Andrey Bakhmutov Kaspersky Lab

A number of clustering techniques grouping emails according to similarities of content to help identify spam have been intensively used in recent years. Clustering is used to reduce the dataset before applying machine learning algorithms, to detect spam campaigns or to categorize emails.

In this work, clustering is used to detect and mitigate spam distributions in real time. Even advanced anti-spam systems may suffer from a time lag between the start of a spam distribution and the moment the system is able to block it. Therefore, it is important to spot a new distribution as early as possible and react quickly. To achieve this, a large-scale, highly distributed system that gathers email information has been deployed.
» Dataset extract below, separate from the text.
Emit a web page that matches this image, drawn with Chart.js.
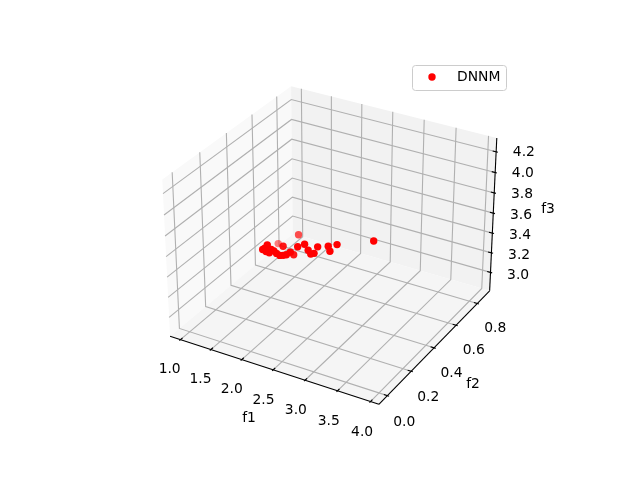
<!DOCTYPE html>
<html lang="en">
<head>
<meta charset="UTF-8">
<title>DNNM</title>
<script src="https://cdn.jsdelivr.net/npm/chart.js"></script>
<style>
body { margin: 0; background: #fff; }
canvas { display: block; }
</style>
</head>
<body>
<canvas id="chart" width="640" height="480"></canvas>
<script>
const seriesName = 'DNNM';
const f1Values = [2.322, 2.303, 2.285, 2.329, 2.370, 2.382, 2.416, 2.455, 2.499, 2.536, 2.571, 2.608, 2.373, 2.284, 0.976, 1.753, 2.673, 2.743, 2.803, 2.846, 2.881, 2.901, 3.019, 3.054, 3.114, 3.856];
const f2Values = [-0.011, -0.021, -0.028, -0.024, -0.020, -0.011, -0.008, -0.007, -0.004, 0.003, 0.010, 0.022, 0.163, 0.126, 0.721, 0.510, 0.046, 0.064, 0.061, 0.059, 0.067, 0.085, 0.107, 0.102, 0.127, 0.020];
const f3Values = [3.920, 3.898, 3.889, 3.874, 3.865, 3.889, 3.879, 3.861, 3.847, 3.847, 3.852, 3.870, 3.656, 3.759, 2.936, 3.382, 3.907, 3.925, 3.883, 3.856, 3.861, 3.907, 3.911, 3.876, 3.923, 4.200];

const f1Ticks = [1.0, 1.5, 2.0, 2.5, 3.0, 3.5, 4.0];
const f2Ticks = [0.0, 0.2, 0.4, 0.6, 0.8];
const f3Ticks = [3.0, 3.2, 3.4, 3.6, 3.8, 4.0, 4.2];
const f1Lim = [0.893, 4.06], f2Lim = [-0.05, 0.9], f3Lim = [2.84, 4.302];

// same camera as a default mplot3d view
const el = 30 * Math.PI / 180, az = -60 * Math.PI / 180, dist = 10;
const box = [1.164, 1.164, 0.873];
const dot = (a, b) => a[0]*b[0] + a[1]*b[1] + a[2]*b[2];
const w = [Math.cos(el)*Math.cos(az), Math.cos(el)*Math.sin(az), Math.sin(el)];
const eye = [box[0]/2 + dist*w[0], box[1]/2 + dist*w[1], box[2]/2 + dist*w[2]];
const un = Math.hypot(w[0], w[1]);
const u = [-w[1]/un, w[0]/un, 0];
const v = [w[1]*u[2]-w[2]*u[1], w[2]*u[0]-w[0]*u[2], w[0]*u[1]-w[1]*u[0]];

function project(x, y, z) {
    const p = [(x-f1Lim[0])/(f1Lim[1]-f1Lim[0])*box[0] - eye[0],
               (y-f2Lim[0])/(f2Lim[1]-f2Lim[0])*box[1] - eye[1],
               (z-f3Lim[0])/(f3Lim[1]-f3Lim[0])*box[2] - eye[2]];
    const ze = dot(w, p);
    return { x: 143.2 + 369.6*(dot(u, p)/-ze + 0.095)/0.185,
             y: 427.2 - 369.6*(dot(v, p)/-ze + 0.095)/0.185,
             depth: ze };
}

const pad = (lim) => { const d = (lim[1]-lim[0])/48; return [lim[0]-d, lim[1]+d]; };
const [x0, x1] = pad(f1Lim), [y0, y1] = pad(f2Lim), [z0, z1] = pad(f3Lim);
const path = (pts) => pts.map(p => project(p[0], p[1], p[2]));

const lineSets = [];
const addLine = (pts, color) => lineSets.push({ data: path(pts), showLine: true, pointRadius: 0, borderColor: color, borderWidth: 1.1, fill: false });
const addPane = (pts, color) => lineSets.push({ data: path(pts), showLine: true, pointRadius: 0, borderWidth: 0, borderColor: color, backgroundColor: color, fill: 'shape' });

const gridColor = '#b0b0b0', axisColor = '#000000';
const tickLen = (lim) => (lim[1]-lim[0])/12;
const marks = [];
// first dataset is drawn on top, so ticks and axes go before grid and panes
f1Ticks.forEach(t => marks.push([[t, y0 + .2*tickLen(f2Lim), z0], [t, y0 - .1*tickLen(f2Lim), z0]]));
f2Ticks.forEach(t => marks.push([[x1 - .2*tickLen(f1Lim), t, z0], [x1 + .1*tickLen(f1Lim), t, z0]]));
f3Ticks.forEach(t => marks.push([[x1 - .2*tickLen(f1Lim), y1, t], [x1 + .1*tickLen(f1Lim), y1, t]]));
marks.push([[x0, y0, z0], [x1, y0, z0]], [[x1, y0, z0], [x1, y1, z0]], [[x1, y1, z0], [x1, y1, z1]]);
marks.forEach(m => addLine(m, axisColor));
f1Ticks.forEach(t => addLine([[t, y0, z0], [t, y1, z0], [t, y1, z1]], gridColor));
f2Ticks.forEach(t => addLine([[x1, t, z0], [x0, t, z0], [x0, t, z1]], gridColor));
f3Ticks.forEach(t => addLine([[x0, y0, t], [x0, y1, t], [x1, y1, t]], gridColor));
addPane([[x0,y0,z0],[x1,y0,z0],[x1,y1,z0],[x0,y1,z0]], '#f5f5f5');
addPane([[x0,y1,z0],[x1,y1,z0],[x1,y1,z1],[x0,y1,z1]], '#f2f2f2');
addPane([[x0,y0,z0],[x0,y1,z0],[x0,y1,z1],[x0,y0,z1]], '#f9f9f9');

// far points first and paler
const order = f1Values.map((f, i) => project(f, f2Values[i], f3Values[i])).sort((a, b) => a.depth - b.depth);
const depths = order.map(p => p.depth);
const dMin = Math.min(...depths), dMax = Math.max(...depths);
const alphaOf = (d) => Math.min(1, 0.5 + 0.62*(d-dMin)/(dMax-dMin));

const textPlugin = {
    id: 'labels3d',
    afterDraw(chart) {
        const ctx = chart.ctx;
        ctx.save();
        ctx.font = '13.89px "DejaVu Sans"';
        ctx.textAlign = 'center';
        ctx.textBaseline = 'middle';
        ctx.fillStyle = '#000';
        const at = (text, p, dx, dy) => ctx.fillText(text, p.x + dx, p.y + dy);
        f1Ticks.forEach(t => at(t.toFixed(1), project(t, y0, z0), -9, 28));
        f2Ticks.forEach(t => at(t.toFixed(1), project(x1, t, z0), 16, 24));
        f3Ticks.forEach(t => at(t.toFixed(1), project(x1, y1, t), 25.5, 2.5));
        ctx.fillText('f1', 249, 418);
        ctx.fillText('f2', 473, 384);
        ctx.fillText('f3', 548, 209);
        ctx.beginPath();
        ctx.roundRect(412.5, 65.5, 94, 25, 3);
        ctx.fillStyle = 'rgba(255,255,255,0.8)';
        ctx.fill();
        ctx.strokeStyle = '#cccccc';
        ctx.lineWidth = 1;
        ctx.stroke();
        ctx.beginPath();
        ctx.arc(432, 77, 3.7, 0, Math.PI*2);
        ctx.fillStyle = '#ff0000';
        ctx.fill();
        ctx.fillStyle = '#000';
        ctx.textAlign = 'left';
        ctx.fillText(seriesName, 457, 77.5);
        ctx.restore();
    }
};

new Chart(document.getElementById('chart'), {
    type: 'scatter',
    data: { datasets: [{
        label: seriesName,
        data: order.map(p => ({ x: p.x, y: p.y })),
        pointRadius: 3.7,
        pointBorderWidth: 0,
        pointBackgroundColor: depths.map(d => `rgba(255,0,0,${alphaOf(d)})`)
    }].concat(lineSets) },
    options: {
        responsive: false,
        animation: false,
        events: [],
        layout: { padding: 0 },
        plugins: { legend: { display: false }, tooltip: { enabled: false } },
        scales: {
            x: { type: 'linear', min: 0, max: 640, display: false },
            y: { type: 'linear', min: 0, max: 480, reverse: true, display: false }
        }
    },
    plugins: [textPlugin]
});
</script>
</body>
</html>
The shingling technique of slicing text messages into chunks and hashing them is utilized to represent email data. Shingles from numerous sources are collected via UDP protocol and put into a clustering database which performs on-the-fly hierarchical clustering of incoming data. Because of its large scale and the ability to cluster in real time, the system can quickly detect spam distributions by observing fast-growing clusters and instruct mail hubs and servers to block emails that fall into those clusters.

The system has proved to be effective, robust and open to incorporating future technologies. It operates as a part of an anti-spam product contributing to its detection rate and considerably reducing response time to new spam distributions.